We could use a global carbon tax to give developing countries incentives to phase out coal
Although much derided by climate-change deniers, not least Donald Trump, Alexandria Ocasio-Cortez’s Green New Deal hits the nail on the head with its urgent call for the US to lead by example on global warming. But the sad truth is that, for all the needless waste produced by Americans’ gluttonous culture, emerging Asia is by far the main driver of the world’s growing carbon dioxide emissions. No amount of handwringing will solve the problem. The way to do that is to establish the right incentives for countries such as China, India, Vietnam, Indonesia and Bangladesh.

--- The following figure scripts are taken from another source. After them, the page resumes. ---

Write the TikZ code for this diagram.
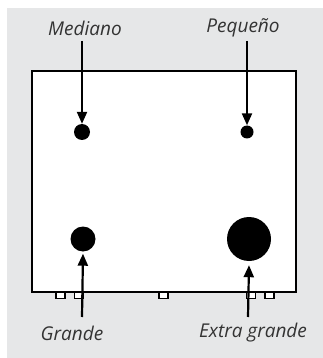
\documentclass[tikz,border=0pt]{standalone}
\usepackage{fontspec}
\setmainfont{Open Sans}
\usetikzlibrary{arrows.meta}
\definecolor{bggray}{HTML}{E6E7E8}
\definecolor{txt}{HTML}{333333}
\tikzset{
  lbl/.style={font=\itshape\fontsize{19}{22}\selectfont, text=txt, inner sep=0pt},
  dot/.style={circle, fill=black, inner sep=0pt},
  arr/.style={line width=2.2pt, -{Triangle[length=12pt,width=10pt]}},
  tab/.style={draw=black, fill=white, line width=1.6pt, minimum width=9pt, minimum height=6pt, inner sep=0pt}
}
\begin{document}
\begin{tikzpicture}[x=1pt,y=-1pt]
\useasboundingbox (0,0) rectangle (323,358);
\fill[bggray] (7,8) rectangle (323,358);
% box
\draw[line width=2.8pt, fill=white] (32,71) rectangle (296,292);
% tabs
\node[tab] (t1) at (60.5,295.5) {};
\node[tab] (t2) at (79,295.5) {};
\node[tab] (t3) at (163.5,295.5) {};
\node[tab] (t4) at (251,295.5) {};
\node[tab] (t5) at (269.5,295.5) {};
% redraw bottom edge over tabs
\draw[line width=2.8pt] (32,292) -- (296,292);
% dots
\node[dot, minimum size=16pt] (med) at (82,132) {};
\node[dot, minimum size=13pt] (peq) at (247,132) {};
\node[dot, minimum size=25pt] (gra) at (83,239) {};
\node[dot, minimum size=44pt] (xg) at (249,239) {};
% labels
\node[lbl] (lmed) at (85,28) {Mediano};
\node[lbl] (lpeq) at (243,28) {Peque\~no};
\node[lbl] (lgra) at (72,333) {Grande};
\node[lbl] (lxg) at (253,333) {Extra grande};
% arrow anchors
\coordinate (smed) at (82,41);
\coordinate (speq) at (247,41);
\coordinate (sgra) at (82,317);
\coordinate (sxg) at (248,317);
\draw[arr] (smed) -- (med.north);
\draw[arr] (speq) -- (peq.north);
\draw[arr] (sgra) -- ([yshift=-2pt]gra.south);
\draw[arr] (sxg) -- ([yshift=-4pt]xg.south);
\end{tikzpicture}
\end{document}
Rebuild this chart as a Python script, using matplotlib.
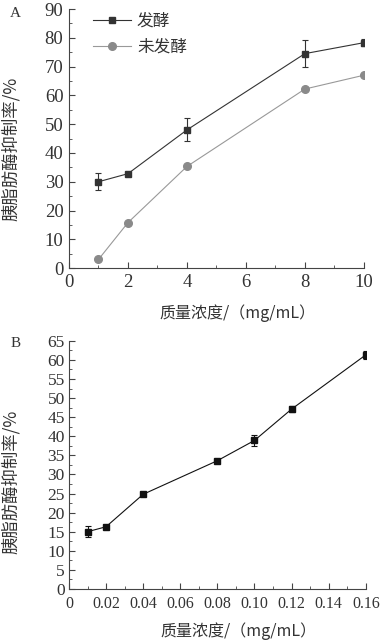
import matplotlib
matplotlib.use("Agg")
import matplotlib.pyplot as plt
from matplotlib.ticker import MultipleLocator
from matplotlib.lines import Line2D

plt.rcParams['font.family'] = ['Liberation Serif', 'Noto Sans CJK SC']
plt.rcParams['axes.unicode_minus'] = False

# Panel A data
conc_a = [1, 2, 4, 8, 10]
fermented = [30.0, 32.8, 48.0, 74.5, 78.3]
fermented_err = [3.0, 0.6, 4.0, 4.8, 1.3]
unfermented = [3.0, 15.8, 35.3, 62.2, 67.0]
labels_a = ['发酵', '未发酵']

# Panel B data
conc_b = [0.01, 0.02, 0.04, 0.08, 0.10, 0.12, 0.16]
inhib_b = [15.0, 16.3, 24.8, 33.6, 38.9, 47.1, 61.3]
inhib_b_err = [1.4, 0.5, 0.5, 0.4, 1.5, 0.7, 1.0]
xticks_b = [0, 0.02, 0.04, 0.06, 0.08, 0.10, 0.12, 0.14, 0.16]
xticklabels_b = ['0', '0.02', '0.04', '0.06', '0.08', '0.10', '0.12', '0.14', '0.16']

ylabel = '胰脂肪酶抑制率/%'
xlabel = '质量浓度/（mg/mL）'

cjk = ['Noto Sans CJK SC', 'Liberation Serif']

fig = plt.figure(figsize=(3.81, 6.43), dpi=100)
axA = fig.add_axes([0.181, 0.583, 0.774, 0.403])
axB = fig.add_axes([0.181, 0.084, 0.779, 0.386])

dark = '#333333'
grey = '#8a8a8a'

axA.errorbar(conc_a, fermented, yerr=fermented_err, color=dark, marker='s', ms=5,
             lw=0.8, elinewidth=0.8, capsize=2.5, capthick=0.8, zorder=3)
axA.plot(conc_a, unfermented, color='#999999', marker='o', ms=5.5, mfc=grey, mec=grey,
         lw=0.8, zorder=2)
axA.set_xlim(0, 10)
axA.set_ylim(0, 90)
axA.xaxis.set_major_locator(MultipleLocator(2))
axA.xaxis.set_minor_locator(MultipleLocator(1))
axA.yaxis.set_major_locator(MultipleLocator(10))
axA.yaxis.set_minor_locator(MultipleLocator(5))
handles = [Line2D([], [], color=dark, marker='s', ms=5, lw=0.8),
           Line2D([], [], color='#999999', marker='o', ms=5.5, mfc=grey, mec=grey, lw=0.8)]
axA.legend(handles, labels_a, loc='upper left', bbox_to_anchor=(0.03, 1.045), frameon=False,
           handlelength=2.3, handletextpad=0.35, labelspacing=0.55,
           prop={'family': cjk, 'size': 12}, labelcolor='#333333')

axB.errorbar(conc_b, inhib_b, yerr=inhib_b_err, color='#111111', marker='s', ms=5,
             lw=0.8, elinewidth=0.8, capsize=2.5, capthick=0.8)
axB.set_xlim(0, 0.16)
axB.set_ylim(0, 65)
axB.xaxis.set_minor_locator(MultipleLocator(0.01))
axB.yaxis.set_major_locator(MultipleLocator(5))
axB.yaxis.set_minor_locator(MultipleLocator(2.5))
axB.set_xticks(xticks_b)
axB.set_xticklabels(xticklabels_b)

for ax in (axA, axB):
    for s in ('top', 'right'):
        ax.spines[s].set_visible(False)
    for s in ('left', 'bottom'):
        ax.spines[s].set_color('#444444')
        ax.spines[s].set_linewidth(0.8)
    ax.tick_params(which='both', direction='in', colors='#444444', labelcolor='#333333')
    ax.tick_params(which='major', length=4, width=0.8)
    ax.tick_params(which='minor', length=2, width=0.6)
    ax.set_ylabel(ylabel, fontsize=12.5, color='#333333', family=cjk)
    ax.set_xlabel(xlabel, fontsize=11.5, color='#333333', family=cjk)

axA.tick_params(axis='both', labelsize=13.5, pad=4)
axB.tick_params(axis='y', labelsize=12.5, pad=3)
axB.tick_params(axis='x', labelsize=11.5, pad=5)

axA.yaxis.set_label_coords(-0.165, 0.46)
axA.xaxis.set_label_coords(0.57, -0.14)
axB.yaxis.set_label_coords(-0.165, 0.43)
axB.xaxis.set_label_coords(0.57, -0.135)

fig.text(0.027, 0.989, 'A', fontsize=11, color='#333333', va='top')
fig.text(0.027, 0.476, 'B', fontsize=11, color='#333333', va='top')

fig.savefig('out.png', dpi=100)
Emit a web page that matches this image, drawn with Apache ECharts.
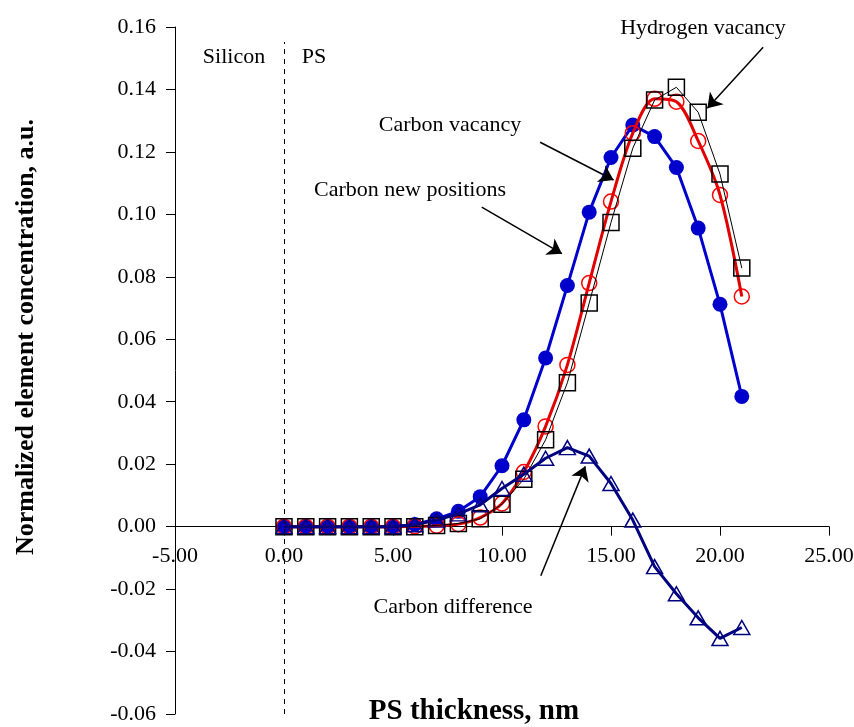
<!DOCTYPE html>
<html lang="en">
<head>
    <meta charset="UTF-8">
    <title>Element concentration vs PS thickness</title>
    <script src="https://cdn.jsdelivr.net/npm/echarts@6/dist/echarts.min.js"></script>
    <style>
        html, body { margin: 0; padding: 0; background: #fff; }
        #main { width: 854px; height: 727px; }
    </style>
</head>
<body>
<div id="main"></div>
<script type="text/javascript">
    // thickness, nm
    var thickness = [0, 1, 2, 3, 4, 5, 6, 7, 8, 9, 10, 11, 12, 13, 14, 15, 16, 17, 18, 19, 20, 21];

    var carbonNew = [0, 0, 0, 0, 0, 0, 0.0007, 0.0025, 0.0049, 0.0096, 0.0195, 0.0342, 0.0540, 0.0772,
        0.1007, 0.1182, 0.1286, 0.1249, 0.1150, 0.0956, 0.0712, 0.0417];
    var carbonVacancy = [0, 0, 0, 0, 0, 0, 0.0001, 0.0003, 0.0008, 0.0029, 0.0074, 0.0175, 0.0321, 0.0518,
        0.0780, 0.1041, 0.1260, 0.1370, 0.1361, 0.1235, 0.1062, 0.0737];
    var hydrogenVacancy = [0, 0, 0, 0, 0, 0, 0, 0.0004, 0.0010, 0.0025, 0.0072, 0.0152, 0.0278, 0.0461,
        0.0716, 0.0974, 0.1212, 0.1366, 0.1407, 0.1327, 0.1129, 0.0828];
    var carbonDiff = [0, 0, 0, 0, 0, 0, 0.0006, 0.0021, 0.0041, 0.0070, 0.0122, 0.0168, 0.0219, 0.0253,
        0.0226, 0.0138, 0.0021, -0.0128, -0.0215, -0.0292, -0.0358, -0.0323];

    var xTicks = [-5, 0, 5, 10, 15, 20, 25];
    var yTicks = [-0.06, -0.04, -0.02, 0, 0.02, 0.04, 0.06, 0.08, 0.10, 0.12, 0.14, 0.16];

    var serif = '"Liberation Serif", "Times New Roman", serif';

    function pairs(ys) {
        return thickness.map(function (x, i) { return [x, ys[i]]; });
    }

    // arrows for the labels, in data coords [tail, tip]
    var arrows = [
        [[21.98, 0.1535], [19.42, 0.1340]],
        [[11.75, 0.1231], [15.12, 0.1110]],
        [[9.07, 0.1023], [12.75, 0.0874]],
        [[11.78, -0.0157], [13.82, 0.0193]]
    ];

    var gridTop = 27, gridBottom = 13, chartH = 727;
    var plotH = chartH - gridTop - gridBottom;
    // distance of y=0 above the bottom of the plot
    var zeroLift = plotH * (0 - yTicks[0]) / (yTicks[yTicks.length - 1] - yTicks[0]);

    var myChart = echarts.init(document.getElementById('main'));

    function txt(s, x, y) {
        return { type: 'text', x: x, y: y, style: { text: s, fill: '#000', font: '22px ' + serif, align: 'center', verticalAlign: 'middle' } };
    }

    var option = {
        animation: false,
        backgroundColor: '#fff',
        grid: { left: 175, right: 25, top: gridTop, bottom: gridBottom, containLabel: false, outerBoundsMode: 'none' },
        xAxis: {
            type: 'value',
            position: 'bottom',
            offset: -zeroLift,
            min: xTicks[0],
            max: xTicks[xTicks.length - 1],
            interval: 5,
            axisLine: { onZero: false, lineStyle: { color: '#000', width: 1 } },
            axisTick: { show: true, length: 9, lineStyle: { color: '#000' } },
            splitLine: { show: false },
            axisLabel: {
                margin: 19,
                hideOverlap: false,
                color: '#000', fontFamily: serif, fontSize: 22,
                formatter: function (v) { return v.toFixed(2); }
            }
        },
        yAxis: {
            type: 'value',
            min: yTicks[0],
            max: yTicks[yTicks.length - 1],
            interval: 0.02,
            axisLine: { show: true, onZero: false, lineStyle: { color: '#000', width: 1 } },
            axisTick: { show: true, length: 9, lineStyle: { color: '#000' } },
            splitLine: { show: false },
            axisLabel: {
                margin: 19,
                color: '#000', fontFamily: serif, fontSize: 22,
                formatter: function (v) { return v.toFixed(2); }
            }
        },
        graphic: [
            {
                type: 'text', x: 26, y: 337, rotation: Math.PI / 2,
                style: {
                    text: 'Normalized element concentration, a.u.',
                    fill: '#000', font: 'bold 26px ' + serif,
                    align: 'center', verticalAlign: 'middle'
                }
            },
            {
                type: 'text', x: 474, y: 712,
                style: {
                    text: 'PS thickness, nm',
                    fill: '#000', font: 'bold 29px ' + serif,
                    align: 'center', verticalAlign: 'middle'
                }
            },
            txt('Silicon', 234, 57),
            txt('PS', 314, 57),
            txt('Hydrogen vacancy', 703, 28),
            txt('Carbon vacancy', 450, 125),
            txt('Carbon new positions', 410, 190),
            txt('Carbon difference', 453, 607)
        ],
        series: [
            {
                name: 'Carbon new positions',
                type: 'line',
                data: pairs(carbonNew),
                symbol: 'circle',
                symbolSize: 15,
                itemStyle: { color: '#0000CC' },
                lineStyle: { color: '#0000CC', width: 3 },
                z: 2
            },
            {
                name: 'Carbon vacancy',
                type: 'line',
                data: pairs(carbonVacancy),
                smooth: 0.3,
                symbol: 'circle',
                symbolSize: 15,
                itemStyle: { color: 'rgba(0,0,0,0)', borderColor: '#FF0000', borderWidth: 1.5 },
                lineStyle: { color: '#E00000', width: 3 },
                z: 3
            },
            {
                name: 'Hydrogen vacancy',
                type: 'line',
                data: pairs(hydrogenVacancy),
                symbol: 'rect',
                symbolSize: 16,
                itemStyle: { color: 'rgba(0,0,0,0)', borderColor: '#000', borderWidth: 1.5 },
                lineStyle: { color: '#000', width: 1 },
                z: 4
            },
            {
                name: 'Carbon difference',
                type: 'line',
                data: pairs(carbonDiff),
                symbol: 'triangle',
                symbolSize: [16, 14],
                itemStyle: { color: 'rgba(0,0,0,0)', borderColor: '#000080', borderWidth: 1.5 },
                lineStyle: { color: '#000080', width: 3 },
                z: 5,
                markLine: {
                    silent: true,
                    animation: false,
                    symbol: ['none', 'arrow'],
                    symbolSize: 14,
                    label: { show: false },
                    lineStyle: { color: '#000', width: 1.5, type: 'solid' },
                    data: arrows.map(function (a) {
                        return [{ coord: a[0] }, { coord: a[1] }];
                    }).concat([[
                        { coord: [0, yTicks[0]], symbol: 'none', lineStyle: { color: '#000', width: 1, type: [5, 5] } },
                        { coord: [0, 0.1552], symbol: 'none' }
                    ]])
                }
            }
        ]
    };

    myChart.setOption(option);
</script>
</body>
</html>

It is hard to see how to do this within the framework of existing multilateral aid institutions, which have limited expertise on climate issues and are pulled in different directions by their various constituencies. For example, to the dismay of many energy experts, the World Bank recently rather capriciously decided to stop funding virtually all new fossil-fuel plants, including natural gas. But replacing dirty coal plants with relatively clean natural gas is how the US has managed to reduce emissions growth dramatically over the past decade (despite Trump’s best efforts), and is a centrepiece of the famous “Princeton wedges” pragmatic options for minimising climate risk. One cannot let the perfect become the enemy of good in the transition to a carbon-neutral future.